Datasets are among the most important objects in a scientific study. It is best to stick to a widely used format for your dataset so that other people are able to understand what you have done. In order to find a good format for corpuslinguistic datasets, the nature of corpuslinguistic data needs to be investigated.
Now, the main task of corpuslinguists is to observe linguist phenomena in large collections of text, i.e. a corpus. Typically, these observations are provided in the form of a Keyword-in-context (KWIC), where every individual line represents an observation of the linguistic phenomenon. Such a linguistic phenomenon may have several qualities. Two qualities that are already present in a KWIC is the left and the right context of the phenomenon. But these qualities may also be purely linguistic in nature. We may, as an example, want to enrich the observation with its part-of-speech or any other linguistic category. Finally, the quality may also refer to non-linguistic information, such as the year in which the text containing the observation was produced. All in all, we want to end up with a (long) list of observations of the phenomena under investigation, enriched with contextual, linguistic and meta-information.
For this kind of data, a well-known (and already widely used in corpuslinguistics) data format exist: unstacked data. Unstacked data is basically a data format where every variable gets its own column. The table below gives a good idea of the unstacked format. Here, three observations are shown (in the column “Observation”, we simply count the observations). For each observation, two variables are recorded, i.e. “Variable 1” and “Variable 2”. For each variable, we observe certain values. The first observation receives a certain value for “Variable 1”, i.e. “Variable 1, Value 1”.
|Observation||Variable 1||Variable 2|
|1||Variable 1, Value 1||Variable 2, Value 1|
|2||Variable 1, Value 2||Variable 2, Value 2|
|2||Variable 1, Value 3||Variable 2, Value 3|
(Unstacked data is in contrast to stacked data: read up on wikipedia)
Let us make this abstract example a bit more tangible with data that might be linguistic in nature. Image we observe three noun phrases, and we want to annotate whether they have a definite article, and whether the head noun is animate or inanimate. The observation table in the unstacked format would look like this.
|1||a beautiful girl||indefinite||animate|
|2||the handsome guy||definite||animate|
Now, imagine that we would like to further annotate the amount of words in the NP. In contrast to the two previous categorical variables “article_definite?” and “head_animate?”, the amount of words in an NP is an ordinal variable, because there is a logical ordering of the values. This, however, does not make any difference to the way in which we annotate this variable. Just like the previous variables, this would become an extra column in the dataset.

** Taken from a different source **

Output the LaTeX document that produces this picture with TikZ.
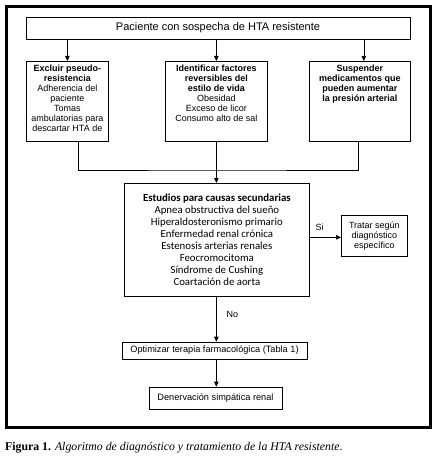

|1||a beautiful girl||indefinite||animate||3|
|2||the handsome guy||definite||animate||3|
This is the best way of gathering data for a corpuslinguistic investigation. Every single observation is a line in your table, and all the additional information that you want to add to the observation is put into separate columns. If your data is prepared like this, it will be a breeze to perform a quantitative analysis of the data afterwards, because this format can easily be imported into spreadsheet software or statistical software such as R. Moreover, this is also the preferred format for making frequency tables, contingency tables, doing chisquare tests, regressions etc.